Blog Archives
They all fall down
Yes, eventually they will all be gone: these old farmhouses are doomed. Sometimes you can tell where a house used to be – the elms or cedars may be still alive or not yet so dead that they’ve fallen over.
Other times, though, the house will disappear without a trace. That happened to two houses on my drive to work (if I take the route that goes on a farm road). When I started this job two years ago, there were a pair of houses at a crossroads; one house was already vacant, and I watched the broken window glass shredding the curtains.
The other one had inhabitants. Sometimes in the winter I could see a blue glow inside, like the people who lived there were watching television. One day, a car from a home health agency passed me on the road; it was going very fast. Then I saw it parked at the house, on the hard-packed dirt yard at an angle like they’d parked in a hurry. It was only a few months after that when the house started to take on the look of a vacant place – an unlatched screen door banging in the wind, broken stuff piling up in front, no more home health cars parked there. And no television-glow from inside.
One of the houses got pushed over by a yellow bulldozer, and the pieces hauled away. In a matter of two days, it was like it had never even been there at all. The other one, the home-health house, was eventually vacant and then got pushed down and burned. The smoldering pieces were shoved into a hole which smoked for a few days. Then it all got covered over with dirt.

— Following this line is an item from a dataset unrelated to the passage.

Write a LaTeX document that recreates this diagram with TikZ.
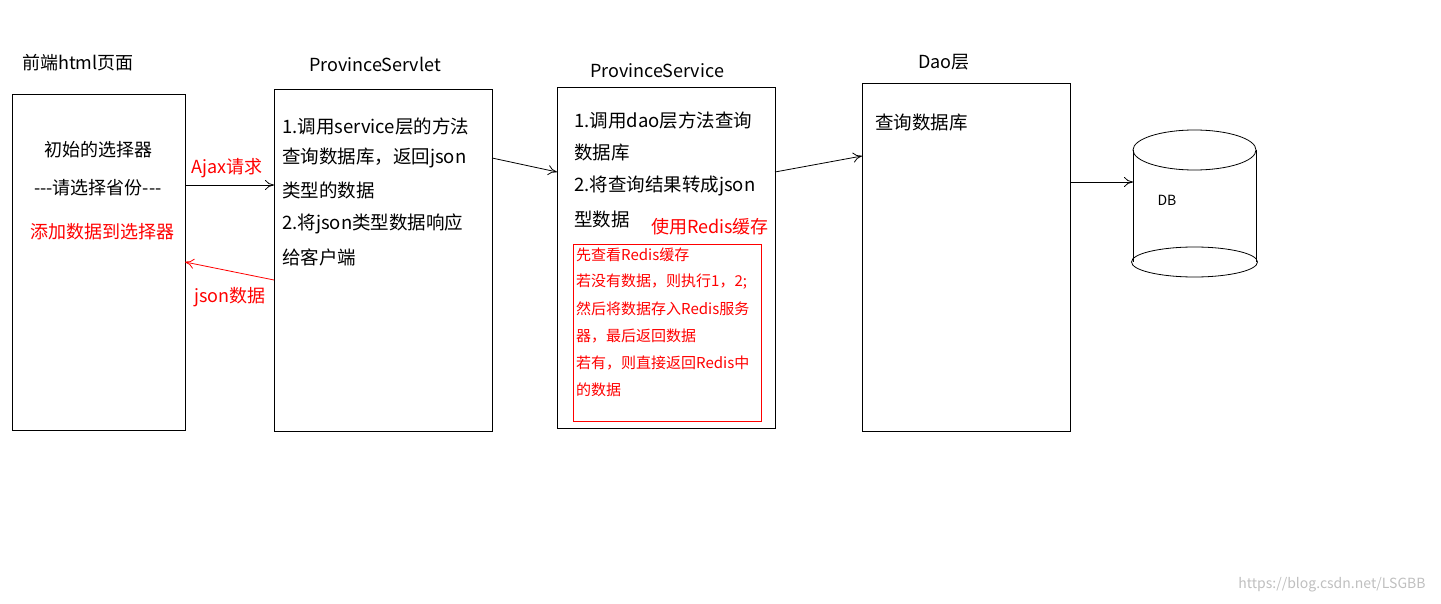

Now that I’ve written all this down, it’s starting to seem like maybe I have an obsession with these old places. And maybe I do. I could certainly obsess over worse things.
But anyway, one of these days, my travels will take me on this particular road, and later, when I get up to the main highway, maybe I’ll remember that I didn’t see this old place a few miles back, leaning into the wind.
Crosby County, Texas
photographed 8.3.2018
Somewhat less than it was
I’ve been pretty busy at my real job and was starting to get a little twitchy because I hadn’t been out with my camera. Only one thing to do in a situation like that: the work stuff can wait (and indeed. it was still there when I got back on Monday), but that twitchy feeling’s only going to get worse unless I get out and shoot.
I got out my big atlas (The Roads of Texas) and selected a destination, then cross-checked it with a quick Google street-view look, and off I went.
This wasn’t my actual destination*, but it was a nice thing to spot along the way, a clear reminder that Wilson, Texas, used to be able to support a block-long business district.
Wilson, Texas
photographed 7.28.2018
*A swing set at a tiny crossroads town in Crosby County. That’s what I saw on street-view. Stick around – that photo will post in a few more days…
Tank army
There’s a particular exit on Interstate 20 a few miles west of Odessa that has always interested me, because from the road (and at highway speeds) it looks like every single thing there is abandoned and/or rusted. I’ve been driving past it for ages, and finally last month managed to remember to pull off the road and have a look around.
My highway-speed impression of the place was not wrong.
So you can just imagine how much I liked it there. (For a short time, until the body language of a shirtless, heavily-tattooed, shaved-headed man* watching me made it seem like it was time to get back on the road. Quickly.)
Penwell, Texas
photographed 7.15.2018
*No judgement with any of those things – just reporting what I saw.